__TASK TO CARRY OUT__: Start at the line that contains "Write a Python", stop at the line that contains "from bokeh.resources import INLINE", and repeat every line in that span, those two included, with no pictures.

__RECORD EXTRACTS__:

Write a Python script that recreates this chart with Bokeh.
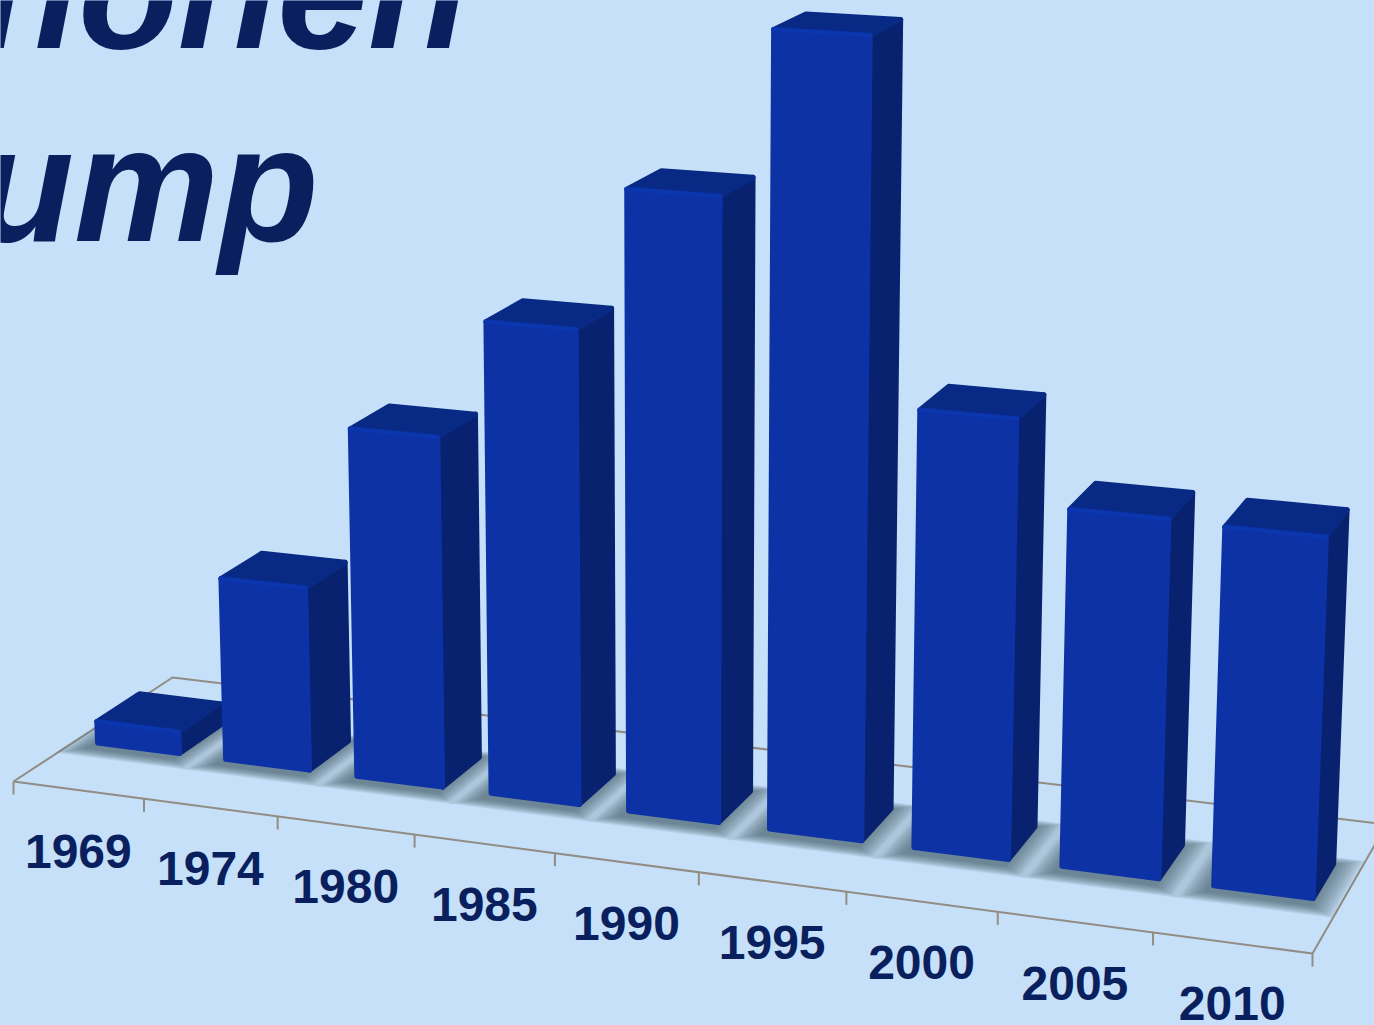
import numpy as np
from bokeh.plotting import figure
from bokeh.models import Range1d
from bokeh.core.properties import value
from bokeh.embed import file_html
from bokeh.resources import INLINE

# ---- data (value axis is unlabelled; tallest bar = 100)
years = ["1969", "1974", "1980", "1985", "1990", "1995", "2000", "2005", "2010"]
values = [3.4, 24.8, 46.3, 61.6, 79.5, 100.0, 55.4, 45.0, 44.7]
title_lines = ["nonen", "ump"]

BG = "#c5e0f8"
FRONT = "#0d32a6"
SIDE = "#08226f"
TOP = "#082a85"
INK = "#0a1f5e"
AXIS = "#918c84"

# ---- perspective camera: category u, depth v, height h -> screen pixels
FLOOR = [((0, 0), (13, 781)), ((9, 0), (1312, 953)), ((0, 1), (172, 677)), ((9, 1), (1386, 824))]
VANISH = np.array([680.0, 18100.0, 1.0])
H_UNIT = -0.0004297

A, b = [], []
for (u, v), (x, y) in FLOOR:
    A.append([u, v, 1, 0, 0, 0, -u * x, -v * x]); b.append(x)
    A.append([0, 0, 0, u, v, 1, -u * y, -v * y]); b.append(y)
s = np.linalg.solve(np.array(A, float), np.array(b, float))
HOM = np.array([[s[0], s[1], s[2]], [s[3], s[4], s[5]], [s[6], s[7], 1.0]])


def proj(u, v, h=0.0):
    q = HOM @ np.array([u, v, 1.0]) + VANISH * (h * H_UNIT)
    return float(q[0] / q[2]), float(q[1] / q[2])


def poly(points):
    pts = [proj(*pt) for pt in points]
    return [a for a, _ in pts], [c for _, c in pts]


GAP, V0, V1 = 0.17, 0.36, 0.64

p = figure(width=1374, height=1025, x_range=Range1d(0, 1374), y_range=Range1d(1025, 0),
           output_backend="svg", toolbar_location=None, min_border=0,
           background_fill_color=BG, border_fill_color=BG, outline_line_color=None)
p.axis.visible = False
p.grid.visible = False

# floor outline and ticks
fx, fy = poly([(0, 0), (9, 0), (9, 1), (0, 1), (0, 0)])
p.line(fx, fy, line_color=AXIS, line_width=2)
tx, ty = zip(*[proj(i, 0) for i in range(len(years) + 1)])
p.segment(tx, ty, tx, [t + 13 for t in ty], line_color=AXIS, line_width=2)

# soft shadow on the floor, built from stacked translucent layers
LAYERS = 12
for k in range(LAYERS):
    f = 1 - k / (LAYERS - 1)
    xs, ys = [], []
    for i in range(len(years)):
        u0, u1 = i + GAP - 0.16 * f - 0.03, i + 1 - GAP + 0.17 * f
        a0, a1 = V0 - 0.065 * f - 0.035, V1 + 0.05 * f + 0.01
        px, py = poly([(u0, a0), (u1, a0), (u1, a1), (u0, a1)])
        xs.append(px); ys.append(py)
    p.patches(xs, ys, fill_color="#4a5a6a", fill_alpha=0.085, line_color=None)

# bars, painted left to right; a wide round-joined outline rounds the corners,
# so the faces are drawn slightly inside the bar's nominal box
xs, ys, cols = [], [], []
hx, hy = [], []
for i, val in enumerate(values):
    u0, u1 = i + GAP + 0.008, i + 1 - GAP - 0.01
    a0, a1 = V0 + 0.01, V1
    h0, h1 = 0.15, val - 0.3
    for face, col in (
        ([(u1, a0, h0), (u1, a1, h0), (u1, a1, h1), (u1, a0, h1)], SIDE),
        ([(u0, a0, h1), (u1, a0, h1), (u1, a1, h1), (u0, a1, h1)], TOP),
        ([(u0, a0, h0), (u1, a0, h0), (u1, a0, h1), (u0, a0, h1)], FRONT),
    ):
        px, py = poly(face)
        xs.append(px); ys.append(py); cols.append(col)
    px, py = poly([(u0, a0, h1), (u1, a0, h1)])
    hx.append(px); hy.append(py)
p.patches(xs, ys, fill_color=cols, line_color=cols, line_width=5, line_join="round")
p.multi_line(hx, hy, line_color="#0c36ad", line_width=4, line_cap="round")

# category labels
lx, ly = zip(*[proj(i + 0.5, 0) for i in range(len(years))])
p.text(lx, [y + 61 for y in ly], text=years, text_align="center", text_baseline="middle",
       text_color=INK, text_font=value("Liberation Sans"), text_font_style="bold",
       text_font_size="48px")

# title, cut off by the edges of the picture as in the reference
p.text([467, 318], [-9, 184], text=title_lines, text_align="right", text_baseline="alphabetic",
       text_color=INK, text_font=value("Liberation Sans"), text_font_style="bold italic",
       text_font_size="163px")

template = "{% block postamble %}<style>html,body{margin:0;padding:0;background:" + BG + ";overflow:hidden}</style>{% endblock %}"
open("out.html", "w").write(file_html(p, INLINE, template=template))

---

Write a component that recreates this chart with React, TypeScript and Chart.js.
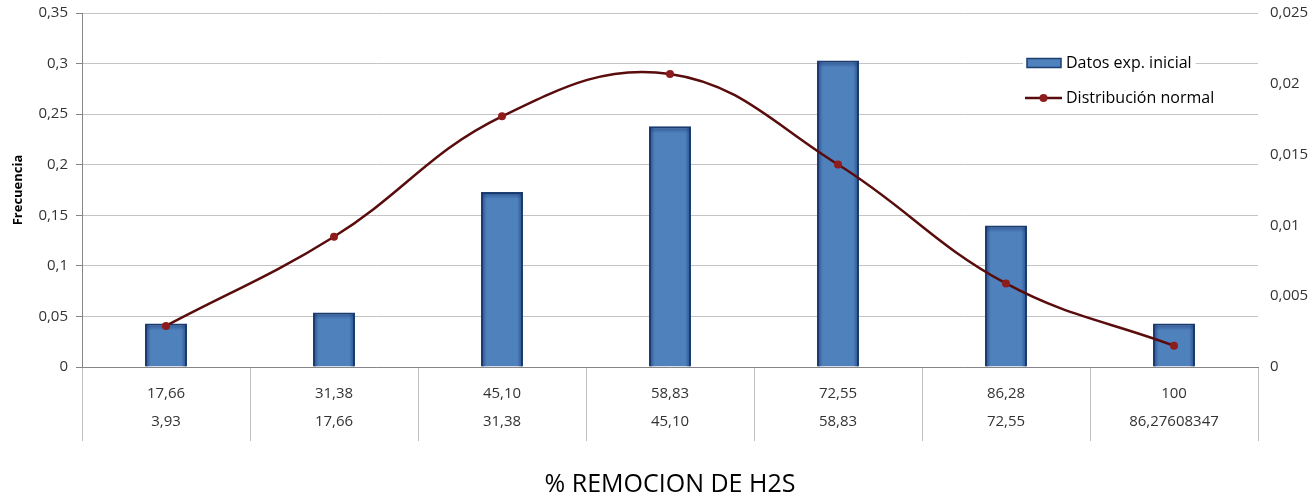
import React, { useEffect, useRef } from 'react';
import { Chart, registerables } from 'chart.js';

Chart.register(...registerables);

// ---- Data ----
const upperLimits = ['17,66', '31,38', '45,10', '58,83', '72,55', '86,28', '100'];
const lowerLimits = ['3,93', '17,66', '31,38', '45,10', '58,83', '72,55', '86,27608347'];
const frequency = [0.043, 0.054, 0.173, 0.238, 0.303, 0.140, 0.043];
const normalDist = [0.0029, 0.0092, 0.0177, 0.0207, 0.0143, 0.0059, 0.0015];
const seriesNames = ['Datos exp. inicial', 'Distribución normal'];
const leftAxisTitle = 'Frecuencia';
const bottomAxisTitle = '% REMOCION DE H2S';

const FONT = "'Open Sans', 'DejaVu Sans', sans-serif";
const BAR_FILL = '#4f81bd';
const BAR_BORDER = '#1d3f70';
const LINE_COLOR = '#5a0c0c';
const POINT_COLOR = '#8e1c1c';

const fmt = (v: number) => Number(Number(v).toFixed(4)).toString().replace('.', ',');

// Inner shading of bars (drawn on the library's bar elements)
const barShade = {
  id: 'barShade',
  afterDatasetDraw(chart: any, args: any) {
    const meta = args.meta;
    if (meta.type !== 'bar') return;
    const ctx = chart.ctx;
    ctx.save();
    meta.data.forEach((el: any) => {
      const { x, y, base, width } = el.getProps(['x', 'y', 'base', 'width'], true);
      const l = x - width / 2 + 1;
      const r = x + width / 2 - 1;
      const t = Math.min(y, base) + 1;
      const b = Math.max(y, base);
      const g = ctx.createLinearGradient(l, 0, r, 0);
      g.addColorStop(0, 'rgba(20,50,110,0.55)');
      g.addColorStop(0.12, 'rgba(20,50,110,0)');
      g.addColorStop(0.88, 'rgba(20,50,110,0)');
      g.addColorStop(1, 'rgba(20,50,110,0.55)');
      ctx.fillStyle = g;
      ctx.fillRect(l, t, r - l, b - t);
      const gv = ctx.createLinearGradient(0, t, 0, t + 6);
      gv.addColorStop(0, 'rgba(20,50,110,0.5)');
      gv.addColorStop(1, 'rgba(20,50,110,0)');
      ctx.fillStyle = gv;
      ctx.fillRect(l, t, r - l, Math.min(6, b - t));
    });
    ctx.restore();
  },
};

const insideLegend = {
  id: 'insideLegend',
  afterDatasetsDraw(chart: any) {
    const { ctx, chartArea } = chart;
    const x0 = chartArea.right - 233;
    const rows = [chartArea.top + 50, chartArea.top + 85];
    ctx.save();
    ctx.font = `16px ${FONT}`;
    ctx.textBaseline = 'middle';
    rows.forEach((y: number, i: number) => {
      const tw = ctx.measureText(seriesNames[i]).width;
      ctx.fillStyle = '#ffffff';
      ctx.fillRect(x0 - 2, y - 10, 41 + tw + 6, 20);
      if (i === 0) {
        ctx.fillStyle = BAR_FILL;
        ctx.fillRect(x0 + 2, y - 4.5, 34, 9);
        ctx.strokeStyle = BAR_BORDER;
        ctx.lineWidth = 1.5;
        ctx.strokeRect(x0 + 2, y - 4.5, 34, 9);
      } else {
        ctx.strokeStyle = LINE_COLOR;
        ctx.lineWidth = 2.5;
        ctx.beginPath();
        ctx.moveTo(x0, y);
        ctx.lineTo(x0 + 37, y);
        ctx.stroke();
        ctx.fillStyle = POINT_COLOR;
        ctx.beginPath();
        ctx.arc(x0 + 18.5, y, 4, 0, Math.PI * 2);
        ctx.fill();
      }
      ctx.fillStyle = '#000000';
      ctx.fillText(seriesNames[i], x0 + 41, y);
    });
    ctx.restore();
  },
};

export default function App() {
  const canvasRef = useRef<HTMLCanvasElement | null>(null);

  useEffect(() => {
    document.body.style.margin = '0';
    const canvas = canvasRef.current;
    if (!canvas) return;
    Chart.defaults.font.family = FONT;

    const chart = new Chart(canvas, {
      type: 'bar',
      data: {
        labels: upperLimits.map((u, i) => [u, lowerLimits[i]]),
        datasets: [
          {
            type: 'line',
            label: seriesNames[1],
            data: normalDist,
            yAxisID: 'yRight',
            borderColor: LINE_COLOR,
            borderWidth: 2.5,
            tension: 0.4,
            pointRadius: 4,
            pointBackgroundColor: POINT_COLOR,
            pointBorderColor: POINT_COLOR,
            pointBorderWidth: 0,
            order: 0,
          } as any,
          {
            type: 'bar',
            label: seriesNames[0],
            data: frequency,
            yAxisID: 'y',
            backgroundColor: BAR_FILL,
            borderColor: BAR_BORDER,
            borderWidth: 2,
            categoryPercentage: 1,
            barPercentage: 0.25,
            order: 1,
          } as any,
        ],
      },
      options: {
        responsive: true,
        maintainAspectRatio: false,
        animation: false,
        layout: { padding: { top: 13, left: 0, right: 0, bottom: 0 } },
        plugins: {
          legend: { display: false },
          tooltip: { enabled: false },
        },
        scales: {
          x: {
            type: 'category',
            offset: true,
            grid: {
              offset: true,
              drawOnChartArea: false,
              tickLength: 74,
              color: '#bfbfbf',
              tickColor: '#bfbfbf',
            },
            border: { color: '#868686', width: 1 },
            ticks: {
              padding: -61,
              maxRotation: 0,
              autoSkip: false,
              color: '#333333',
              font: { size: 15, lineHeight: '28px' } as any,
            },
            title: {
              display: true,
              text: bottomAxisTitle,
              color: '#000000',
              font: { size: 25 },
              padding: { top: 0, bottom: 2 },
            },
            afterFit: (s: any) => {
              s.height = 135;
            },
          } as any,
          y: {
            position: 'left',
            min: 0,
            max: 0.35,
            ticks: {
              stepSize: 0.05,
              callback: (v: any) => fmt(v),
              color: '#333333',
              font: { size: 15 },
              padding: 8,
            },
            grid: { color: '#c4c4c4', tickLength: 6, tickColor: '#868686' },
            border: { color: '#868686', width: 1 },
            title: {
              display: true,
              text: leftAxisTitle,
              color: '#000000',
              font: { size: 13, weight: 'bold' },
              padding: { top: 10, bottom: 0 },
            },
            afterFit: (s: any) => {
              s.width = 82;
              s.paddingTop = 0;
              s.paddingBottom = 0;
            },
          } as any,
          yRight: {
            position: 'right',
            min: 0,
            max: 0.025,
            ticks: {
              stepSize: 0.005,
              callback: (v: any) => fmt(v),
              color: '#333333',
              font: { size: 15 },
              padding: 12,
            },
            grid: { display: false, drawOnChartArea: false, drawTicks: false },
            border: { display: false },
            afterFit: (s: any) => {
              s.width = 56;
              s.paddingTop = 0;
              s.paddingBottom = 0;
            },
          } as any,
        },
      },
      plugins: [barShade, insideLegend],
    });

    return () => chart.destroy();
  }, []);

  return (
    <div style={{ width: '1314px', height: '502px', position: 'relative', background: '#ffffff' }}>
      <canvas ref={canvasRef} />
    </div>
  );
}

__WORKED ANSWER__:
Write a Python script that recreates this chart with Bokeh.
import numpy as np
from bokeh.plotting import figure
from bokeh.models import Range1d
from bokeh.core.properties import value
from bokeh.embed import file_html
from bokeh.resources import INLINE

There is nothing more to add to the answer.